Tuesday, January 25, 2011

Status


I finally went to the Kuwait Towers! There's the picture. it wasn't very impressive & the Horizon Restaurant was overpriced, having to pay for the bread they brought & the bottle of water- the bad kind of water that gives you kidney stones from all the sodium that we get for FREE where I work. Want a cup of salt? LOL! Most classy restaurants I've been to in Kuwait bring the bread & bottled water free of charge, but since Kuwait towers IS the main tourist destination, it is no wonder they overcharged.

Though the towers themselves weren't impressive- still, I was very happy to be there. Inside the towers they had 2 viewing sections within one of the spheres. There were pictures hung on the walls of all the damage the 'Iraqi Invaders' caused. It was crazy to eat at such a nice restaurant- the Horizon- and then see the pictures of the place completely tore up....and all of this was about 21 years ago! 1990 wasn't too long back. But growing up in America- very safe from outside war- it was wild to see the residuals of a war torn country. So given the history & recent events of Kuwait, I felt privileged to stand there in the towers where the Iraqi army invaded, destroyed, but did not succeed in overtaking Kuwait (thanks to America of course).

Now in regards to how I'm doing.

My job is on a contract basis. My current contract ends in about 2 1/2 weeks. A new company is taking over & I have accepted a job with them. It's been crazy at work because there were rumors that we were going to get a 6 month extension which ended up NOT being the case. Then we have been told that EVERYONE has to be repatriated to their Home of Record, even those who will be working with the new contract, because something about the Kuwait Immigration law stipulates that in order for new sponsorship, the current resident visa needs to be cancelled, repatriation is required, and then we have to start the whole process again to get my residency back & then the company has to fly us all back into the country. Whether or not that's going to happen I still don't know. So far all I know is that I will be staying beyond the current contract & will transition in with the new company.

But this whole situation has been stressful because even the new company who hired only a small portion of the workforce already here, has said our jobs are not guaranteed yet. There are about 2500+ jobs right now that the new company is taking over. Only about 500+ are being given to Americans and the rest will be given to Indians who will be paid pennies. This, for a company who underbid to begin with & has a started a terrible transition.

Now on to the next topic.

Living in this part of the world is crazy. Everyday, like in the States on tv, I hear about bombings here & there. It's so dark in this part of the world. Christians are being targeted, even innocent Shiite Muslims on their way to the Mosques are targets. Seriously, I am so mad to my core of all the wicked stunts pulled. In Moscow a bomb went off yesterday killing 35.....my heart literally hurts! It's like the wicked are winning & the people of God? What are we doing? To speak out against evil will make us bigoted, non-tolerant, or targets of some psycho's rage. I sincerely cry out to the Lord: COME QUICKLY LORD JESUS! But I know that MILLIONS of people are not ready for eternity....

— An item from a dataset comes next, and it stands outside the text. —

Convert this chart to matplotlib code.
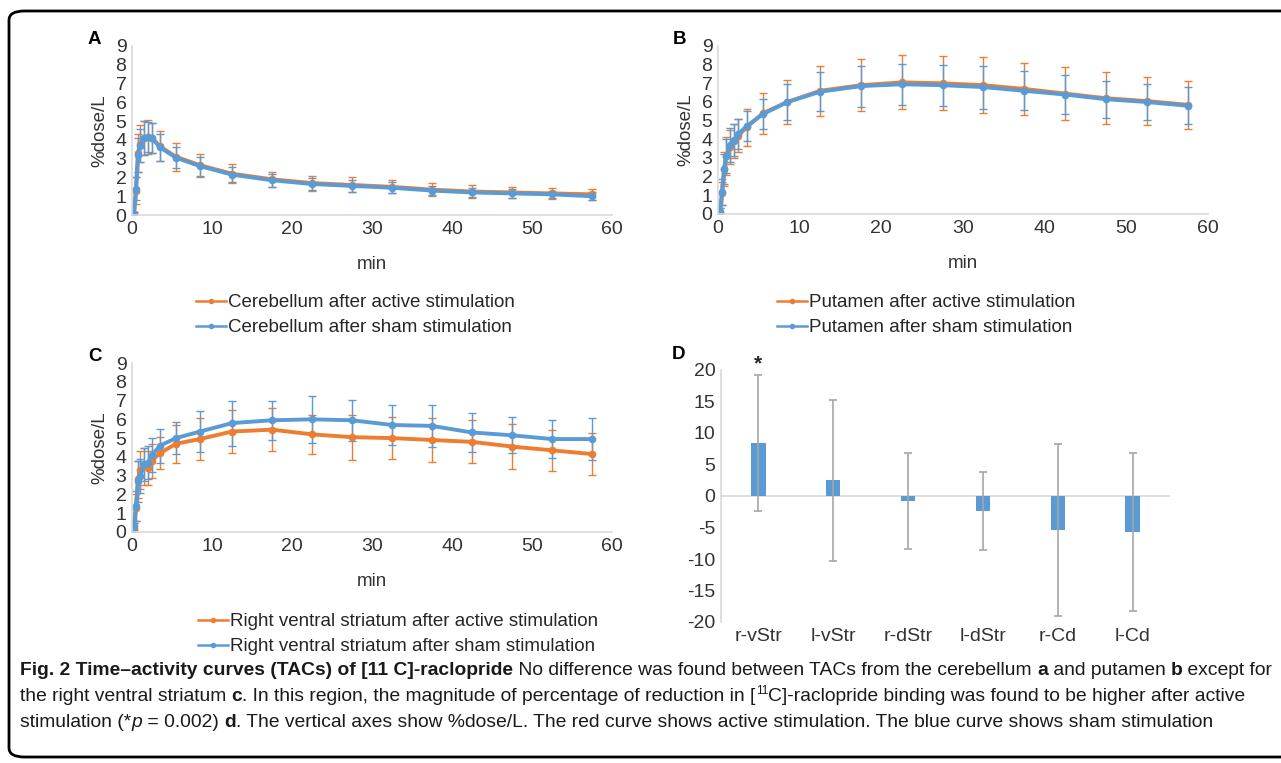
import matplotlib
matplotlib.use("Agg")
from matplotlib import pyplot as plt
from matplotlib.patches import FancyBboxPatch
from matplotlib.lines import Line2D

# frame mid-times (min)
t = [0, 0.25, 0.5, 0.75, 1, 1.5, 2, 2.5, 3.5, 5.5, 8.5, 12.5, 17.5,
     22.5, 27.5, 32.5, 37.5, 42.5, 47.5, 52.5, 57.5]

# A: cerebellum
cer_active = [0, 0.05, 1.3, 3.3, 3.8, 4.1, 4.15, 4.1, 3.65, 3.1, 2.65, 2.2, 1.9,
              1.7, 1.6, 1.5, 1.35, 1.25, 1.2, 1.15, 1.1]
cer_active_err = [0, 0.1, 0.7, 1.0, 1.0, 0.9, 0.9, 0.8, 0.8, 0.75, 0.6, 0.5, 0.4,
                  0.4, 0.4, 0.35, 0.35, 0.35, 0.3, 0.3, 0.3]
cer_sham = [0, 0.05, 1.4, 3.2, 3.7, 4.1, 4.15, 4.1, 3.6, 3.05, 2.6, 2.15, 1.85,
            1.65, 1.55, 1.45, 1.3, 1.2, 1.15, 1.1, 1.0]
cer_sham_err = [0, 0.1, 0.6, 0.9, 0.9, 0.9, 0.8, 0.8, 0.7, 0.55, 0.5, 0.4, 0.35,
                0.3, 0.3, 0.3, 0.25, 0.25, 0.25, 0.2, 0.2]

# B: putamen
put_active = [0, 0.1, 1.1, 2.4, 3.1, 3.6, 3.9, 4.2, 4.65, 5.4, 6.0, 6.6, 6.9,
              7.05, 7.0, 6.9, 6.7, 6.45, 6.2, 6.05, 5.85]
put_active_err = [0, 0.2, 0.6, 0.9, 1.0, 0.9, 0.9, 0.9, 1.0, 1.1, 1.2, 1.35, 1.4,
                  1.45, 1.45, 1.5, 1.4, 1.4, 1.4, 1.3, 1.3]
put_sham = [0, 0.1, 1.2, 2.4, 3.1, 3.7, 3.95, 4.3, 4.7, 5.35, 6.0, 6.55, 6.85,
            6.95, 6.9, 6.8, 6.6, 6.4, 6.15, 6.0, 5.8]
put_sham_err = [0, 0.2, 0.7, 0.8, 0.9, 0.9, 0.85, 0.8, 0.8, 0.8, 0.95, 1.05, 1.1,
                1.1, 1.1, 1.15, 1.05, 1.05, 1.0, 0.95, 1.0]

# C: right ventral striatum
rvs_active = [0, 0.2, 1.3, 2.8, 3.3, 3.5, 3.4, 3.8, 4.2, 4.7, 4.95, 5.35, 5.45,
              5.2, 5.05, 5.0, 4.9, 4.8, 4.55, 4.35, 4.15]
rvs_active_err = [0, 0.3, 0.7, 1.0, 1.0, 1.0, 0.9, 0.9, 0.85, 1.0, 1.1, 1.15, 1.15,
                  1.05, 1.2, 1.1, 1.15, 1.15, 1.2, 1.1, 1.1]
rvs_sham = [0, 0.3, 1.4, 2.7, 3.0, 3.6, 3.7, 4.1, 4.6, 5.0, 5.35, 5.8, 5.95,
            6.0, 5.95, 5.7, 5.65, 5.3, 5.15, 4.95, 4.95]
rvs_sham_err = [0, 0.2, 0.8, 1.1, 0.9, 0.9, 0.9, 0.9, 0.9, 0.85, 1.1, 1.2, 1.05,
                1.25, 1.1, 1.05, 1.1, 1.05, 0.95, 1.0, 1.1]

# D: % reduction in binding
regions = ["r-vStr", "l-vStr", "r-dStr", "l-dStr", "r-Cd", "l-Cd"]
reduction = [8.4, 2.5, -0.8, -2.4, -5.4, -5.7]
reduction_err = [10.8, 12.8, 7.6, 6.2, 13.7, 12.5]

ORANGE = "#ED7D31"
BLUE = "#5B9BD5"
GRID = "#D9D9D9"
TXT = "#333333"

plt.rcParams['font.family'] = ['Liberation Sans', 'DejaVu Sans']
plt.rcParams['axes.unicode_minus'] = False

fig = plt.figure(figsize=(12.81, 7.63), dpi=100)
W, H = 1281, 763


def ax_px(x0, x1, y_top, y_bot):
    return fig.add_axes([x0 / W, 1 - y_bot / H, (x1 - x0) / W, (y_bot - y_top) / H])


def style_axes(ax):
    for s in ['top', 'right']:
        ax.spines[s].set_visible(False)
    for s in ['left', 'bottom']:
        ax.spines[s].set_color(GRID)
        ax.spines[s].set_linewidth(1.2)
    ax.tick_params(length=0, labelsize=14, labelcolor=TXT, pad=4)


def tac_panel(ax, active, active_err, sham, sham_err, letter, labels, leg_xy):
    for y, e, c in [(active, active_err, ORANGE), (sham, sham_err, BLUE)]:
        ax.errorbar(t, y, yerr=e, color=c, lw=2.8, marker='o', ms=4.5,
                    ecolor=c, elinewidth=1.0, capsize=3, capthick=1.0)
    ax.set_xlim(0, 60)
    ax.set_ylim(0, 9)
    ax.set_xticks(range(0, 61, 10))
    ax.set_yticks(range(0, 10))
    style_axes(ax)
    ax.set_ylabel("%dose/L", fontsize=13.5, color=TXT, labelpad=5)
    ax.set_xlabel("min", fontsize=13.5, color=TXT, labelpad=13)
    ax.text(-0.092, 1.04, letter, transform=ax.transAxes, fontsize=13.5,
            fontweight='bold', ha='left', va='center')
    handles = [Line2D([], [], color=ORANGE, lw=1.8, marker='o', ms=3),
               Line2D([], [], color=BLUE, lw=1.8, marker='o', ms=3)]
    fig.legend(handles, labels, loc='upper left',
               bbox_to_anchor=(leg_xy[0] / W, 1 - leg_xy[1] / H),
               frameon=False, fontsize=13.5, handlelength=1.6, handletextpad=0.1,
               labelspacing=0.42, labelcolor='#262626', borderpad=0.3)


axA = ax_px(132, 612, 46, 215)
tac_panel(axA, cer_active, cer_active_err, cer_sham, cer_sham_err, "A",
          ["Cerebellum after active stimulation", "Cerebellum after sham stimulation"],
          (181, 279))

axB = ax_px(718, 1208, 46, 214)
tac_panel(axB, put_active, put_active_err, put_sham, put_sham_err, "B",
          ["Putamen after active stimulation", "Putamen after sham stimulation"],
          (762, 279))

axC = ax_px(132, 612, 363, 532)
tac_panel(axC, rvs_active, rvs_active_err, rvs_sham, rvs_sham_err, "C",
          ["Right ventral striatum after active stimulation",
           "Right ventral striatum after sham stimulation"],
          (183, 598))

# D
axD = ax_px(721, 1170, 370, 622)
xs = range(len(regions))
axD.bar(xs, reduction, width=0.19, color=BLUE, zorder=2)
axD.errorbar(xs, reduction, yerr=reduction_err, fmt='none', ecolor='#A6A6A6',
             elinewidth=1.2, capsize=3, capthick=1.2, zorder=3)
axD.axhline(0, color=GRID, lw=1.2, zorder=1)
axD.set_xlim(-0.5, 5.5)
axD.set_ylim(-20, 20)
axD.set_yticks(range(-20, 21, 5))
axD.set_xticks(list(xs))
axD.set_xticklabels(regions)
style_axes(axD)
axD.spines['bottom'].set_visible(False)
axD.text(0, reduction[0] + reduction_err[0] + 0.3, "*", ha='center', va='bottom',
         fontsize=15, fontweight='bold', color='#262626')
axD.text(-0.11, 1.06, "D", transform=axD.transAxes, fontsize=13.5,
         fontweight='bold', ha='left', va='center')

# frame
frame = FancyBboxPatch((9 / W, 6 / H), (1330 - 9) / W, (752 - 6) / H,
                       boxstyle="round,pad=0,rounding_size=0.012",
                       transform=fig.transFigure, fill=False, lw=2.0,
                       edgecolor='black', clip_on=False)
fig.patches.append(frame)

# caption
cap_family = ['Liberation Sans', 'DejaVu Sans']
cap_size = 13.9
renderer = fig.canvas.get_renderer()


def run_width(s, **kw):
    a = fig.text(0, 0, "|" + s + "|", fontsize=kw.get('size', cap_size),
                 family=cap_family, fontweight=kw.get('weight', 'normal'),
                 fontstyle=kw.get('style', 'normal'))
    b = fig.text(0, 0, "||", fontsize=kw.get('size', cap_size),
                 family=cap_family, fontweight=kw.get('weight', 'normal'))
    w = a.get_window_extent(renderer).width - b.get_window_extent(renderer).width
    a.remove()
    b.remove()
    return w


def draw_line(runs, x_px, y_px):
    x = x_px
    for s, kw in runs:
        size = kw.get('size', cap_size)
        dy = kw.get('rise', 0)
        fig.text(x / W, 1 - (y_px - dy) / H, s, fontsize=size, family=cap_family,
                 fontweight=kw.get('weight', 'normal'),
                 fontstyle=kw.get('style', 'normal'), color='#1a1a1a',
                 va='baseline', ha='left')
        x += run_width(s, **kw)


B_ = {'weight': 'bold'}
R_ = {}
lines = [
    [("Fig. 2 Time\u2013activity curves (TACs) of [11 C]-raclopride", B_),
     (" No difference was found between TACs from the cerebellum ", R_),
     ("a", B_), (" and putamen ", R_), ("b", B_), (" except for", R_)],
    [("the right ventral striatum ", R_), ("c", B_),
     (". In this region, the magnitude of percentage of reduction in [", R_),
     ("11", {'size': 8.5, 'rise': 7}),
     ("C]-raclopride binding was found to be higher after active", R_)],
    [("stimulation (*", R_), ("p", {'style': 'italic'}), (" = 0.002) ", R_),
     ("d", B_),
     (". The vertical axes show %dose/L. The red curve shows active stimulation. "
      "The blue curve shows sham stimulation", R_)],
]
for i, ln in enumerate(lines):
    draw_line(ln, 20, 675 + 26 * i)

fig.savefig("out.png", dpi=100)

Sometimes I feel like David- not that I'm being chased by a psycho & have my life threatened (not that I know of at least), but when King David cries out to the Lord saying that the wicked are successful in their schemes, that the Holy name of God is being trampled upon, appealing for God's intervention to bring back justice.....that's how I feel! I pray saying "God why don't you
stop this? Please foil the plans of those who plot to do evil & murder people who are not yet ready for eternity! Prevent every bomb from being detonated, cause the bullet to miss its target and avoid causing harm to people!"

I speak of terrorism so much because even though conceptually we all know it's a reality- It never ached my heart when I was in America. It was so easy to be in denial of what was going on in the world, so easy to just forget about it & go on with my own world. Not like there was anything I could do about it anyway right?

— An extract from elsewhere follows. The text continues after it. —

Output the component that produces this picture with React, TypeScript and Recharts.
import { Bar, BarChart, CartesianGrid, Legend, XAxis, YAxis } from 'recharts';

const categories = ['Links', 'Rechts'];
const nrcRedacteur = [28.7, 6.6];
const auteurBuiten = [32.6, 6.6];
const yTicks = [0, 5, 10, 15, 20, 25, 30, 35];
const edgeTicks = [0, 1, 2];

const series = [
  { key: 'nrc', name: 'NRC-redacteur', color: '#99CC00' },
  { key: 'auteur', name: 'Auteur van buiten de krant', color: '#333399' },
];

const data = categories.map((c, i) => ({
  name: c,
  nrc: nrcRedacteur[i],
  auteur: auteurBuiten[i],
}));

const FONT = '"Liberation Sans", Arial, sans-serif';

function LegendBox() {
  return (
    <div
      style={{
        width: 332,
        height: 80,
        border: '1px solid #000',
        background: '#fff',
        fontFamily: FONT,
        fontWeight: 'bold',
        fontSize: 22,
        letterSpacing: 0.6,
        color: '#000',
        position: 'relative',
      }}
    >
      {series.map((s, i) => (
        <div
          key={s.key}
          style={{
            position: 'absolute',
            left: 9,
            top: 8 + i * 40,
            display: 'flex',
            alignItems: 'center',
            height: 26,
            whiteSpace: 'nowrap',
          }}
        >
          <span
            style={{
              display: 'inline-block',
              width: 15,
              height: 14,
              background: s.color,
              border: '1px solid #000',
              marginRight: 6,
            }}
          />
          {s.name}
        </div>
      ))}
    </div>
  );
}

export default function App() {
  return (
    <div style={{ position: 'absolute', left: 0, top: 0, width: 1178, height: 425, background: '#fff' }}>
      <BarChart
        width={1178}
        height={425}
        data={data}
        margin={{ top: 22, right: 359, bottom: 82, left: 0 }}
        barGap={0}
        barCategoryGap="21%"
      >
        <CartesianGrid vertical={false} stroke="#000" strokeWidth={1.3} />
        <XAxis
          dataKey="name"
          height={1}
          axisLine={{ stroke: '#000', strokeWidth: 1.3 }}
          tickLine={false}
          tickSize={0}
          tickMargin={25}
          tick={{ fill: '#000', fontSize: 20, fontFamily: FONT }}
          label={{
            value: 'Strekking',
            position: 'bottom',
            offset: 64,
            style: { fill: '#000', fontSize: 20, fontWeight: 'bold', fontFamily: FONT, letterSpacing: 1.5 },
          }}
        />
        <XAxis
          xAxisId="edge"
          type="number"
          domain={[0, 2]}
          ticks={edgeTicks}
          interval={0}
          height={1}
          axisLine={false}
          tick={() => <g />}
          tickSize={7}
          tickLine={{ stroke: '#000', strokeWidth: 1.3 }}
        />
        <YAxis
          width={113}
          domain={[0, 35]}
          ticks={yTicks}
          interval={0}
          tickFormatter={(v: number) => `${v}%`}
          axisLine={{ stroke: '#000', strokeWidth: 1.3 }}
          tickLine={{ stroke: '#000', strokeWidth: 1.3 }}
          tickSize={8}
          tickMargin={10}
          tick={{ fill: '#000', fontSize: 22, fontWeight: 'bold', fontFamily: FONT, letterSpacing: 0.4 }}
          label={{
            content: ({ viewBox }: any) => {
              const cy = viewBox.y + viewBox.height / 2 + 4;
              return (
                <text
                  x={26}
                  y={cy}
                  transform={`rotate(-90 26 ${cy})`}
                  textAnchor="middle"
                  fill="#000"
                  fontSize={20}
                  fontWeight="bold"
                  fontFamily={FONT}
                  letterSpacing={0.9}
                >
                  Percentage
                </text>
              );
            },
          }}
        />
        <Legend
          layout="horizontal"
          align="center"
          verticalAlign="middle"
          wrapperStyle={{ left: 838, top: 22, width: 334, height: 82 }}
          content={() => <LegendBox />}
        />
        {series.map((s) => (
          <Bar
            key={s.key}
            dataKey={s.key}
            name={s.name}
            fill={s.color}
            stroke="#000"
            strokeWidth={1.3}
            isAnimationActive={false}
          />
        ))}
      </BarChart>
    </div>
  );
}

Even sitting in the Middle East I feel helpless....I have the spirit of an activist...a protestor...a representative....a crusader....but I haven't joined any human rights group yet...what I do is pray. My face has been pushed in the dirt of the persecuted church, terrorism, & social injustices (human trafficking, domestic abuse, mistreatment of servants, etc). Even with Westerners who work for our same company going to different countries like Thailand or even here in Kuwait, getting their 'needs' met by prostitutes....I mean, it's none of my business & who am I to judge? But some of those prostitutes have most likely been forced into prostitution, drugged up, or been so sexually abused that they no longer feel any intimacy in sex but see it as a business or straight up pleasure they need for themselves. Every prostitute has a story.

So I pray- for the victims. That's all I can do....though I wish I could do more.